Trump's visit to the CIA, where he continued to brag about his election victory rather than address the audience, was another cause for concern.
There has been no spike in officers leaving the agency since the Inauguration. Gossip suggesting the contrary is wrong
- CIA spokesman Ryan Trapani
"Whether delusional or deceitful, these were not the remarks many of my colleagues and I wanted to hear from our new commander in chief," said Price.
"I couldn't help but reflect on the stark contrast between the bombast of the new president and the quiet dedication of a mentor - a courageous, steadfast professional - who is memorialised on that wall. I know others at CIA felt similarly."
The final straw for Price was the directive reorganising the National Security Council (NSC), on which he served, earlier this year: "Missing from the NSC's principals committee were the CIA director and the director of national intelligence. Added to the roster: the president's chief strategist Stephen K Bannon, who cut his teeth as a media champion of white nationalism."
Leon Panetta, a former CIA director, warned specifically about the dangers of Trump's executive order to ban refugees and travellers from seven Muslim-majority countries in an affidavit lodged with the US Court of Appeal to Ninth Circuit, which upheld the stay on the executive order.
"The order will disrupt key counterterrorism, foreign policy, and national security partnerships that are critical to our obtaining the necessary information sharing and collaboration in intelligence, law enforcement, military, and diplomatic channels to address the threat posed by terrorist groups such as ISIL [IS]," the affidavit said.

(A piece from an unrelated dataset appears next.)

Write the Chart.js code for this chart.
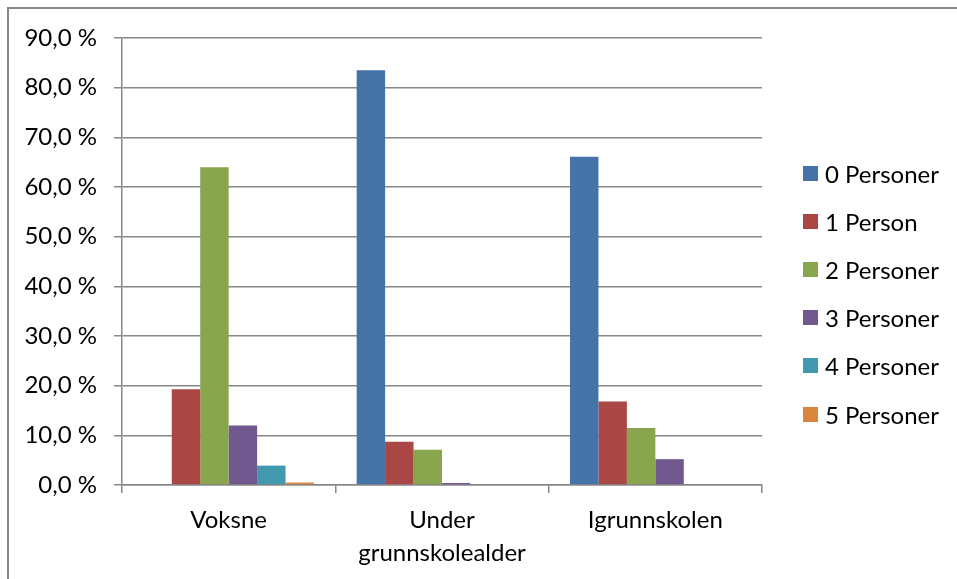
<!DOCTYPE html>
<html>
<head>
<meta charset="utf-8">
<script src="https://cdn.jsdelivr.net/npm/chart.js@4"></script>
<style>
  html, body { margin: 0; padding: 0; background: #fff; }
  #wrap { position: relative; width: 957px; height: 579px; }
  #legend { position: absolute; left: 803px; top: 149px; font-family: Lato, sans-serif; font-size: 24px; color: #000; }
  #legend div { display: flex; align-items: center; height: 48.2px; }
  #legend span.box { display: inline-block; width: 15px; height: 15px; margin-right: 7px; }
</style>
</head>
<body>
<div id="wrap">
  <canvas id="chart" width="957" height="579"></canvas>
  <div id="legend"></div>
</div>
<script>
const categories = ['Voksne', ['Under', 'grunnskolealder'], 'Igrunnskolen'];
const seriesNames = ['0 Personer', '1 Person', '2 Personer', '3 Personer', '4 Personer', '5 Personer'];
const personer0 = [0, 83.5, 66.1];
const personer1 = [19.3, 8.7, 16.8];
const personer2 = [64.0, 7.1, 11.5];
const personer3 = [12.0, 0.4, 5.2];
const personer4 = [3.9, 0, 0];
const personer5 = [0.5, 0, 0];
const colors = ['#4572A7', '#AA4643', '#89A54E', '#71588F', '#4198AF', '#DB843D'];

const values = [personer0, personer1, personer2, personer3, personer4, personer5];

Chart.defaults.font.family = 'Lato, sans-serif';
Chart.defaults.color = '#000';

// frame round the chart (only top and left edges are visible)
const frame = {
    id: 'frame',
    beforeDraw(chart) {
        const c = chart.ctx;
        c.save();
        c.strokeStyle = '#868686';
        c.lineWidth = 2;
        c.beginPath();
        c.moveTo(8, 579);
        c.lineTo(8, 8);
        c.lineTo(957, 8);
        c.stroke();
        c.restore();
    }
};

const ctx = document.getElementById('chart').getContext('2d');
const chart = new Chart(ctx, {
    type: 'bar',
    data: {
        labels: categories,
        datasets: seriesNames.map((name, i) => ({
            label: name,
            data: values[i],
            backgroundColor: colors[i],
            borderWidth: 0,
            categoryPercentage: 0.8,
            barPercentage: 1.0
        }))
    },
    options: {
        responsive: false,
        animation: false,
        layout: { padding: { top: 38, right: 195, bottom: 0, left: 0 } },
        plugins: {
            legend: { display: false },
            tooltip: { enabled: false }
        },
        scales: {
            x: {
                afterFit(scale) { scale.height = 94; },
                grid: { drawOnChartArea: false, drawTicks: true, tickLength: 8, color: '#888', lineWidth: 1.5, offset: true },
                border: { color: '#888', width: 1.5 },
                ticks: { font: { size: 24, lineHeight: 1.4 }, padding: 10, maxRotation: 0 }
            },
            y: {
                min: 0,
                max: 90,
                afterFit(scale) { scale.width = 122; },
                grid: { color: '#888', lineWidth: 1.5, tickLength: 8 },
                border: { color: '#888', width: 1.5 },
                ticks: {
                    stepSize: 10,
                    padding: 17,
                    font: { size: 24 },
                    callback: v => v.toFixed(1).replace('.', ',') + ' %'
                }
            }
        }
    },
    plugins: [frame]
});

const legend = document.getElementById('legend');
seriesNames.forEach((name, i) => {
    const row = document.createElement('div');
    const box = document.createElement('span');
    box.className = 'box';
    box.style.background = colors[i];
    row.appendChild(box);
    row.appendChild(document.createTextNode(name));
    legend.appendChild(row);
});
</script>
</body>
</html>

"The international criticism of the order has been intense, and it has alienated US allies.
"It will strain our relationships with partner countries in Europe and the Middle East, on whom we rely for vital counterterrorism cooperation, undermining years of effort to bring them closer.
"By alienating these partners, we could lose access to the intelligence and resources necessary to fight the root causes of terror or disrupt attacks launched from abroad, before an attack occurs within our borders."
The affidavit also was signed by former secretaries of state Madeleine Albright, John Kerry, and Janet Napolitano, a former secretary of homeland security.